Back away from the bear!

A group of curious tourists were recently caught on camera getting dangerously close to a black bear in the Great Smoky Mountains National Park in Tennessee. Video footage of the surprising scene has since gone viral on Facebook, with many commenters describing the visitors as “idiots” for getting so close to a wild animal, a violation of a federal regulation punishable by fines and arrest.

On Oct. 14, Kelly Price Helms shared an “insane” 33-second clip to Facebook, featuring a group of people photographing a black bear from just a few feet away, while the wild animal ate grass near the side of a road between Cades Cove and Townsend, as per WBIR. The visitors seemed to be blissfully unaware of the dangerous situation they were in.

“Witnessed this the other day while visiting the Smoky Mountains. Insane!” Helms captioned the now-viral video, which has since been shared nearly 5,000 times to date.

“Please note that my family and I were safe in our car and unable to move along due to these people jumping out of their vehicles,” she added.

Social media commenters were quick to declare the tourists “idiots” and “fools” for the reckless behavior.
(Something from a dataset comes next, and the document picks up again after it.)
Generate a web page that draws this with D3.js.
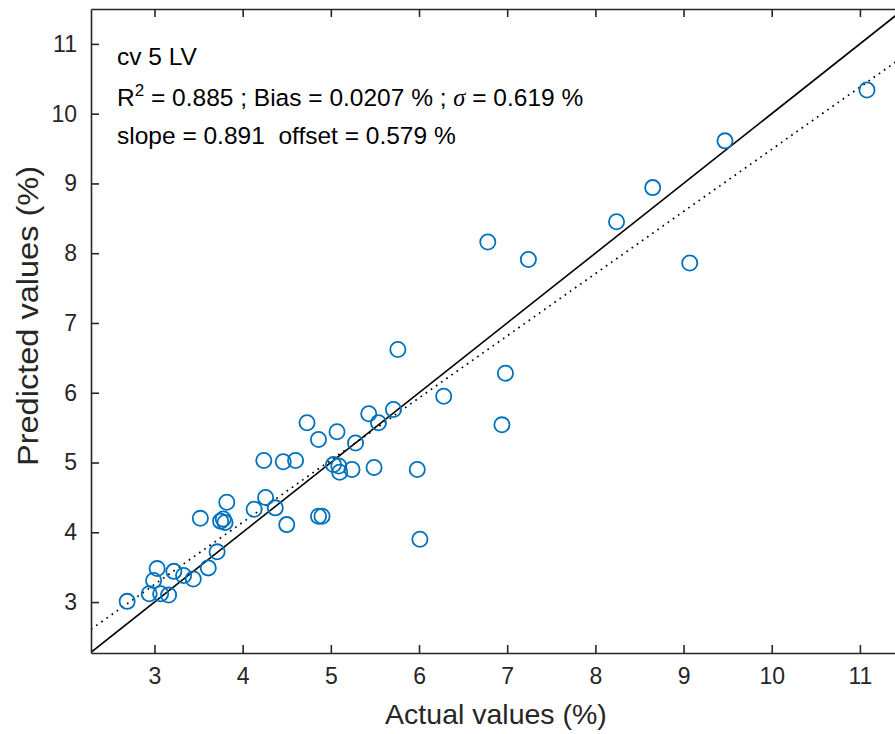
<!DOCTYPE html>
<html>
<head>
<meta charset="utf-8">
<script src="https://cdn.jsdelivr.net/npm/d3@7"></script>
<style>
  body { margin: 0; background: #fff; }
  svg { display: block; font-family: "Liberation Sans", Arial, sans-serif; }
</style>
</head>
<body>
<svg id="chart" width="895" height="734"></svg>
<script>
// measured (actual) vs predicted values, %
const actual = [
  2.69, 2.94, 2.99, 3.03, 3.07, 3.16, 3.22, 3.33, 3.44, 3.61,
  3.71, 3.52, 3.82, 3.75, 3.78, 3.80, 4.13, 4.26, 4.37, 4.50,
  4.86, 4.90, 4.24, 4.46, 4.60, 4.73, 4.86, 5.07, 5.28, 5.03,
  5.09, 5.10, 5.24, 5.49, 5.43, 5.54, 5.71, 5.76, 6.28, 6.98,
  6.94, 5.98, 6.01, 6.78, 7.24, 8.24, 8.65, 9.47, 9.07, 11.08
]
const predicted = [
  3.01, 3.12, 3.31, 3.48, 3.12, 3.10, 3.44, 3.38, 3.33, 3.49,
  3.72, 4.20, 4.43, 4.16, 4.19, 4.14, 4.33, 4.50, 4.35, 4.11,
  4.23, 4.23, 5.03, 5.01, 5.03, 5.57, 5.33, 5.44, 5.28, 4.97,
  4.95, 4.86, 4.90, 4.93, 5.70, 5.57, 5.76, 6.62, 5.95, 6.28,
  5.54, 4.90, 3.90, 8.16, 7.91, 8.45, 8.94, 9.61, 7.86, 10.34
]
const xTicks = [3, 4, 5, 6, 7, 8, 9, 10, 11]
const yTicks = [3, 4, 5, 6, 7, 8, 9, 10, 11]
const xDomain = [2.28, 11.5]
const yDomain = [2.27, 11.5]
const fitSlope = 0.891
const fitOffset = 0.579

const points = actual.map((d, i) => ({ x: d, y: predicted[i] }))

const svg = d3.select('#chart')
const margin = { left: 91, top: 9, right: 904, bottom: 653 }
const axisColor = '#262626'
const tickLen = 8

const x = d3.scaleLinear().domain(xDomain).range([margin.left, margin.right])
const y = d3.scaleLinear().domain(yDomain).range([margin.bottom, margin.top])

svg.append('defs').append('clipPath').attr('id', 'plotClip')
  .append('rect')
  .attr('x', margin.left).attr('y', margin.top)
  .attr('width', margin.right - margin.left)
  .attr('height', margin.bottom - margin.top)

const plot = svg.append('g').attr('clip-path', 'url(#plotClip)')

// 1:1 line
plot.append('line')
  .attr('x1', x(xDomain[0])).attr('y1', y(xDomain[0]))
  .attr('x2', x(xDomain[1])).attr('y2', y(xDomain[1]))
  .attr('stroke', '#000').attr('stroke-width', 1.6)

// regression line
plot.append('line')
  .attr('x1', x(xDomain[0])).attr('y1', y(fitSlope * xDomain[0] + fitOffset))
  .attr('x2', x(xDomain[1])).attr('y2', y(fitSlope * xDomain[1] + fitOffset))
  .attr('stroke', '#000').attr('stroke-width', 1.7)
  .attr('stroke-dasharray', '1.7,4.6')

plot.selectAll('circle')
  .data(points)
  .enter()
  .append('circle')
  .attr('cx', d => x(d.x))
  .attr('cy', d => y(d.y))
  .attr('r', 7.6)
  .attr('fill', 'none')
  .attr('stroke', '#0072BD')
  .attr('stroke-width', 1.8)

// axes: MATLAB style box with inward ticks
const xAxis = d3.axisBottom(x).tickValues(xTicks).tickSizeInner(-tickLen).tickSizeOuter(0).tickPadding(14)
const yAxis = d3.axisLeft(y).tickValues(yTicks).tickSizeInner(-tickLen).tickSizeOuter(0).tickPadding(14)

const gx = svg.append('g').attr('transform', `translate(0,${margin.bottom})`).call(xAxis)
const gy = svg.append('g').attr('transform', `translate(${margin.left},0)`).call(yAxis)
const gxTop = svg.append('g').attr('transform', `translate(0,${margin.top})`)
  .call(d3.axisTop(x).tickValues(xTicks).tickSizeInner(-tickLen).tickSizeOuter(0).tickFormat(''))
const gyRight = svg.append('g').attr('transform', `translate(${margin.right},0)`)
  .call(d3.axisRight(y).tickValues(yTicks).tickSizeInner(-tickLen).tickSizeOuter(0).tickFormat(''))

;[gx, gy, gxTop, gyRight].forEach(g => {
  g.select('.domain').attr('stroke', axisColor).attr('stroke-width', 1.6)
  g.selectAll('.tick line').attr('stroke', axisColor).attr('stroke-width', 1.6)
  g.selectAll('.tick text').attr('fill', axisColor).style('font-size', '23px')
})
gx.selectAll('.tick text').attr('dy', '0.72em')

// axis labels
svg.append('text')
  .attr('x', 496).attr('y', 724)
  .attr('text-anchor', 'middle')
  .attr('fill', axisColor)
  .style('font-size', '28.5px')
  .text('Actual values (%)')

svg.append('text')
  .attr('transform', 'translate(38,316) rotate(-90)')
  .attr('text-anchor', 'middle')
  .attr('fill', axisColor)
  .attr('textLength', 300)
  .attr('lengthAdjust', 'spacingAndGlyphs')
  .style('font-size', '29px')
  .text('Predicted values (%)')

// annotation
const note = svg.append('g').style('font-size', '24.5px').attr('fill', '#000')
note.append('text').attr('x', 117).attr('y', 65).text('cv 5 LV')

const r2 = note.append('text').attr('x', 117).attr('y', 106)
r2.append('tspan').text('R')
r2.append('tspan').attr('dy', -10).style('font-size', '17px').text('2')
r2.append('tspan').attr('dy', 10).text(' = 0.885 ; Bias = 0.0207 % ; ')
r2.append('tspan').style('font-family', '"Liberation Serif", serif').style('font-style', 'italic').text('σ')
r2.append('tspan').text(' = 0.619 %')

note.append('text').attr('x', 117).attr('y', 144)
  .style('white-space', 'pre')
  .text('slope = 0.891  offset = 0.579 %')
</script>
</body>
</html>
“Good grief! People are crazy. This is a wild animal. Yes, they are beautiful and I love to see them but I’m not crazy enough to get that close,” one user wrote. “The sad thing is when people get attacked the bear is the one that suffers the consequences if they find it.”

“It only takes one time for that bear to come after you … There is a sign at the beginning going into the Smokies that tells you how far to stay away from the bears,” another agreed.

"People are stupid. Stay in your car and leave the bear alone,” another said.

More broadly, Helms said that she shared the footage in hopes of raising awareness on the importance of respecting wildlife and natural habitats.

"I just want people to be informed about the danger of being that close to wildlife. It could not only turn bad for the tourist but for the bear as well," the woman told WVLT.

Though a spokesperson for the National Park Service (NPS) was not immediately available to offer further comment on the incident, the agency’s website warns that “bears are wild animals that are dangerous and unpredictable. Do not approach bears or allow them to approach you!”

It is also illegal to willfully approach bears within 150 feet (50 yards) or any distance that disturbs or displaces the creature in the Great Smoky Mountains National Park, the NPS explains. Violation of this federal policy can result in fines and even arrest.

Biologists estimate that roughly 1,500 bears live in Great Smoky Mountains National Park, which is one of the “largest protected areas in the eastern U.S. where black bears can live in wild, natural surroundings,” the agency states.